Il P.P. Galtier SI, valorizzando anche non pochi elementi della tradi­zione francescana, aveva dato, nel 1939, ad altissimo livello dottrinale, una risposta affermativa: si deve ammettere in Cristo, a causa della pie­nezza della sua umanità, anche un Io umano, sebbene non ontologico ma soltanto psicologico. L'A. invece, nella linea di S. Tommaso, con non minor vigore e convinzione, opta per una soluzione negativa: in Cristo non poteva esserci un Io umano. La mancanza di autonomia ontologica importa anche l'assenza di autonomia sul piano psicologico. E quindi in Cristo non solo unica è la Persona, quella del Verbo, ma unica è anche la personalità, ugualmente quella divina.

La questione è così ben focalizzata nei suoi aspetti essenziali, senza che questi siano interamente risolti né dall'una né dall'altra parte, poiché in ogni costruzione teologica l'acutezza di intelligenza mai potrà ridurre i margini della fede. Si deve inoltre aggiungere che FA. apre ancora un problema dentro il problema. Non è, infatti, provato che sia del tutto conforme al pensiero di S. Tommaso dire che la percezione del Verbo come unico proprio Io derivi alla coscienza di Cristo dalla pienezza di grazia della sua natura umana, e non piuttosto dalla visione beatifica, come a suo tempo rilevarono esperti in materia (cf. H.-F. Dondaine, in Rev. selene, philos. théol. 41 [1957] 542).

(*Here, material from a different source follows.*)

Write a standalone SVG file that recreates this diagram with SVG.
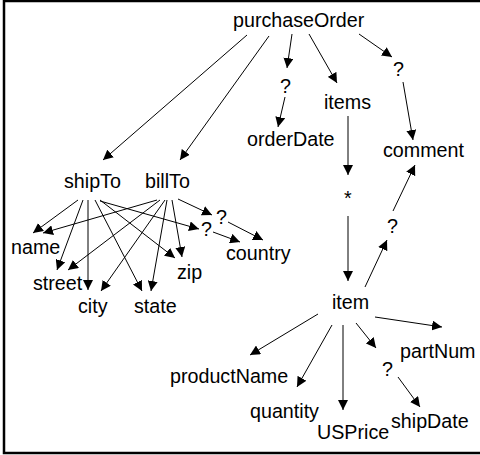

Si tratta, dunque, di una problematica complessa che coinvolge anche la teologia positiva oltre quella speculativa. Una ragione di più per accre­scere l'interesse alla riedizione del volume, e per giustificare a suffi­cienza la convinzione dell'A. che la sua opera « conservi ancora una ragione di attualità» (p. 9).